Какие выводы можно сделать на основе рассмотренных примеров трех авторов? Как развитие ими литературной пророческой традиции отличалось от ее эволюции в творчестве их соотечественников, оставшихся в России? Эти два пути, имеющие общие корни, со временем разошлись в силу различий по многим аспектам, включая политические и религиозные убеждения, отношения с принимающей культурой, восприимчивость аудитории и свободу самовыражения.

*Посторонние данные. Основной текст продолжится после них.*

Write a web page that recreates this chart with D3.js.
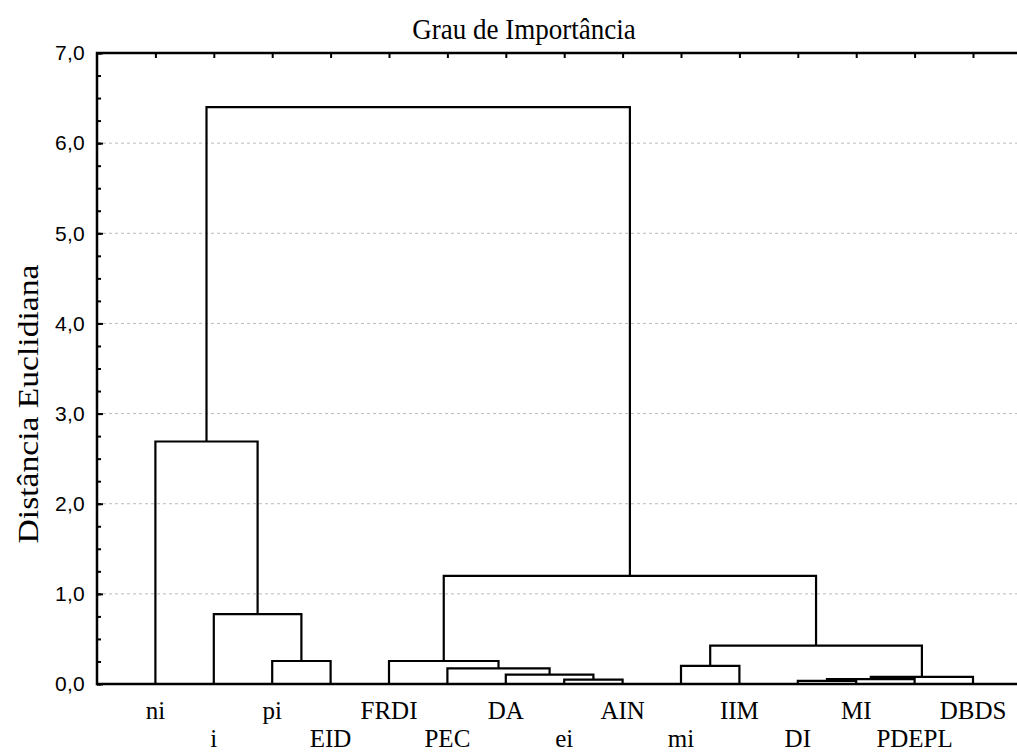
<!DOCTYPE html>
<html>
<head>
<meta charset="utf-8">
<script src="https://cdn.jsdelivr.net/npm/d3@7"></script>
<style>
  body { margin: 0; background: #fff; }
  svg { display: block; overflow: hidden; }
</style>
</head>
<body>
<svg id="chart"></svg>
<script>
(function(){
    // leaves in dendrogram order
    const leaves = ['ni','i','pi','EID','FRDI','PEC','DA','ei','AIN','mi','IIM','DI','MI','PDEPL','DBDS'];
    // merges: ids 0..14 are leaves, merge k creates cluster 15+k
    const mergeLeft   = [2, 1, 0, 7, 6, 5, 4, 9, 11, 23, 24, 22, 21, 17];
    const mergeRight  = [3, 15, 16, 8, 18, 19, 20, 10, 12, 13, 14, 25, 26, 27];
    const mergeHeight = [0.255, 0.775, 2.69, 0.048, 0.103, 0.174, 0.255, 0.20, 0.035, 0.055, 0.08, 0.426, 1.20, 6.40];
    const yTicks = [0,1,2,3,4,5,6,7];

    const W = 1017, H = 753;
    const svg = d3.select('#chart').attr('width', W).attr('height', H);

    const left = 97, top = 53, bottom = 684, step = 58.4;
    const x = d3.scaleLinear().domain([0, leaves.length + 1]).range([left, left + step * (leaves.length + 1)]);
    const y = d3.scaleLinear().domain([0, 7]).range([bottom, top]);
    const fmt = v => d3.format('.1f')(v).replace('.', ',');
    const serif = '"Liberation Serif", "Times New Roman", serif';

    // grid
    svg.append('g').selectAll('line').data(yTicks.filter(d => d > 0 && d < 7)).join('line')
        .attr('x1', left).attr('x2', W).attr('y1', d => y(d)).attr('y2', d => y(d))
        .attr('stroke', '#bbb').attr('stroke-width', 1).attr('stroke-dasharray', '3,3');

    // minor ticks
    svg.append('g').attr('transform', `translate(${left},0)`)
        .call(d3.axisLeft(y).tickValues(d3.range(0, 7.01, 0.25)).tickSize(-4).tickFormat(''))
        .call(g => g.select('.domain').remove())
        .call(g => g.selectAll('line').attr('stroke', '#000').attr('stroke-width', 2));

    // major ticks and labels
    svg.append('g').attr('transform', `translate(${left},0)`)
        .call(d3.axisLeft(y).tickValues(yTicks).tickSize(-6).tickPadding(12).tickFormat(fmt))
        .call(g => g.select('.domain').remove())
        .call(g => g.selectAll('line').attr('stroke', '#000').attr('stroke-width', 2))
        .call(g => g.selectAll('text').attr('font-family', '"Liberation Sans", Arial, sans-serif')
            .attr('font-size', 21).attr('letter-spacing', 0.3).attr('fill', '#000'));

    // top ticks
    svg.append('g').attr('transform', `translate(0,${top})`)
        .call(d3.axisTop(x).tickValues(d3.range(1, leaves.length + 1)).tickSize(-5).tickFormat(''))
        .call(g => g.select('.domain').remove())
        .call(g => g.selectAll('line').attr('stroke', '#000').attr('stroke-width', 2));

    // frame
    svg.append('path')
        .attr('d', `M${W + 5},${top}H${left}V${bottom}H${W + 5}`)
        .attr('fill', 'none').attr('stroke', '#000').attr('stroke-width', 2.5);

    // node positions
    const nodes = leaves.map((d, i) => ({ x: x(i + 1), h: 0 }));
    mergeLeft.forEach((a, k) => {
        const b = mergeRight[k];
        nodes.push({ x: (nodes[a].x + nodes[b].x) / 2, h: mergeHeight[k], a, b });
    });

    svg.append('g').selectAll('path').data(nodes.filter(n => n.a !== undefined)).join('path')
        .attr('d', n => {
            const A = nodes[n.a], B = nodes[n.b];
            return `M${A.x},${y(A.h)}V${y(n.h)}H${B.x}V${y(B.h)}`;
        })
        .attr('fill', 'none').attr('stroke', '#000').attr('stroke-width', 2.2);

    // leaf labels
    svg.append('g').selectAll('text').data(leaves).join('text')
        .attr('x', (d, i) => x(i + 1))
        .attr('y', (d, i) => i % 2 === 0 ? 719 : 747)
        .attr('text-anchor', 'middle')
        .attr('font-family', serif)
        .attr('font-size', 25)
        .text(d => d);

    // title
    svg.append('text')
        .attr('transform', 'translate(524,39) scale(1.04,1.1)')
        .attr('text-anchor', 'middle')
        .attr('font-family', serif)
        .attr('font-size', 26)
        .text('Grau de Importância');

    // y label
    svg.append('text')
        .attr('transform', 'translate(38,404) rotate(-90) scale(1.12,1)')
        .attr('text-anchor', 'middle')
        .attr('font-family', serif)
        .attr('font-size', 30)
        .text('Distância Euclidiana');
})();
</script>
</body>
</html>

Поначалу «миссия» эмиграции определялась в привычных рамках: противостояние власти государства – теперь уже извне – распространилось на новых правителей России. Примером такого отношения может служить Бунин. Изгнание изменило контекст его пророческого послания: оно дало ему возможность обрести публичный голос, чтобы убедить широкую аудиторию принять его видение «миссии» эмиграции. Однако это не изменило сущности его послания: «неприятие» большевистского режима было продолжением давней традиции пророческого инакомыслия.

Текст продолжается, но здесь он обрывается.